■ Dataset excerpt
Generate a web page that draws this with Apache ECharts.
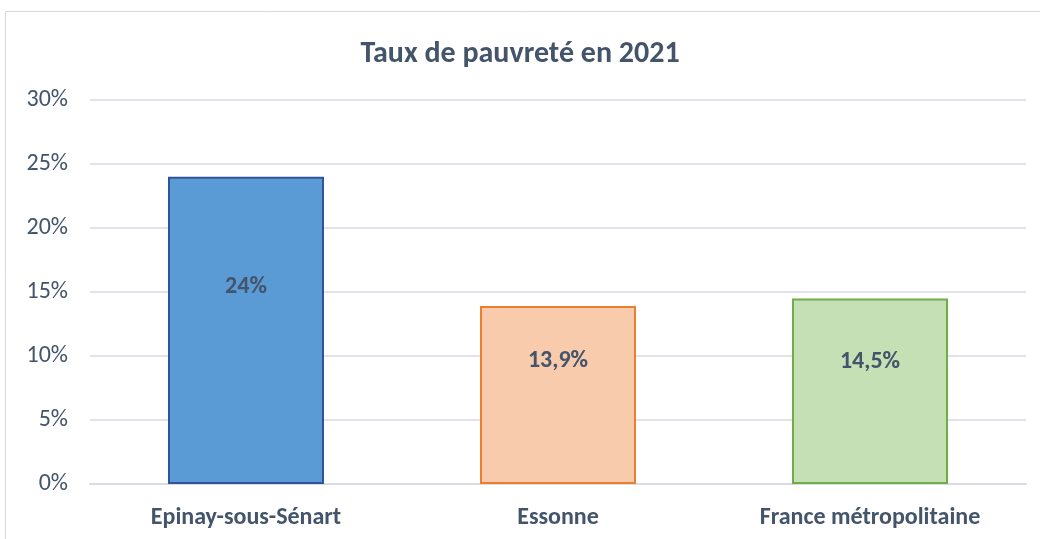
<!DOCTYPE html>
<html><head><meta charset="utf-8">
<script src="https://cdn.jsdelivr.net/npm/echarts@6/dist/echarts.min.js"></script>
<style>html,body{margin:0;padding:0;background:#fff}#c{width:1040px;height:539px}</style>
</head><body><div id="c"></div>
<script>
const title = 'Taux de pauvreté en 2021';
const categories = ['Epinay-sous-Sénart', 'Essonne', 'France métropolitaine'];
const values = [24, 13.9, 14.5];
const valueLabels = ['24%', '13,9%', '14,5%'];
const yTicks = [0, 5, 10, 15, 20, 25, 30];

const fills = ['#5B9BD5', '#F8CBAD', '#C5E0B4'];
const borders = ['#2F5597', '#ED7D31', '#70AD47'];
const labelPos = [['50%', '36%'], ['50%', '31%'], ['50%', '34%']];
const font = 'Carlito, "Open Sans", "Noto Sans", sans-serif';
const txt = '#44546A';

const chart = echarts.init(document.getElementById('c'), null, {renderer: 'canvas'});
chart.setOption({
  animation: false,
  title: {text: title, left: 'center', top: 34,
    textStyle: {fontFamily: font, fontSize: 30, fontWeight: 'bold', color: txt}},
  graphic: [{type: 'rect', shape: {x: 5.5, y: 11.5, width: 1100, height: 600},
    style: {fill: 'none', stroke: '#D9D9D9', lineWidth: 1}, silent: true}],
  grid: {left: 90, right: 14, top: 100, bottom: 55},
  xAxis: {type: 'category', data: categories,
    axisLine: {lineStyle: {color: '#D9DDE3', width: 2}}, axisTick: {show: false},
    axisLabel: {fontFamily: font, fontSize: 24, fontWeight: 'bold', color: txt, margin: 22}},
  yAxis: {type: 'value', min: yTicks[0], max: yTicks[yTicks.length - 1], interval: 5,
    axisLine: {show: false}, axisTick: {show: false},
    splitLine: {lineStyle: {color: '#E1E5EA', width: 2}},
    axisLabel: {fontFamily: font, fontSize: 24, color: txt, margin: 22,
      formatter: v => v + '%'}},
  series: [{type: 'bar', barWidth: '50%',
    data: values.map((v, i) => ({value: v,
      itemStyle: {color: fills[i], borderColor: borders[i], borderWidth: 2},
      label: {show: true, position: labelPos[i], align: 'center', verticalAlign: 'middle',
        formatter: valueLabels[i]}})),
    label: {fontFamily: font, fontSize: 24, fontWeight: 'bold', color: txt}}]
});
</script></body></html>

■ Direction
Begin at the first line of the data above and repeat each line exactly, stopping after the line containing "const txt = '#44546A';". Omit the pictures.

■ Complete response
Generate a web page that draws this with Apache ECharts.
<!DOCTYPE html>
<html><head><meta charset="utf-8">
<script src="https://cdn.jsdelivr.net/npm/echarts@6/dist/echarts.min.js"></script>
<style>html,body{margin:0;padding:0;background:#fff}#c{width:1040px;height:539px}</style>
</head><body><div id="c"></div>
<script>
const title = 'Taux de pauvreté en 2021';
const categories = ['Epinay-sous-Sénart', 'Essonne', 'France métropolitaine'];
const values = [24, 13.9, 14.5];
const valueLabels = ['24%', '13,9%', '14,5%'];
const yTicks = [0, 5, 10, 15, 20, 25, 30];

const fills = ['#5B9BD5', '#F8CBAD', '#C5E0B4'];
const borders = ['#2F5597', '#ED7D31', '#70AD47'];
const labelPos = [['50%', '36%'], ['50%', '31%'], ['50%', '34%']];
const font = 'Carlito, "Open Sans", "Noto Sans", sans-serif';
const txt = '#44546A';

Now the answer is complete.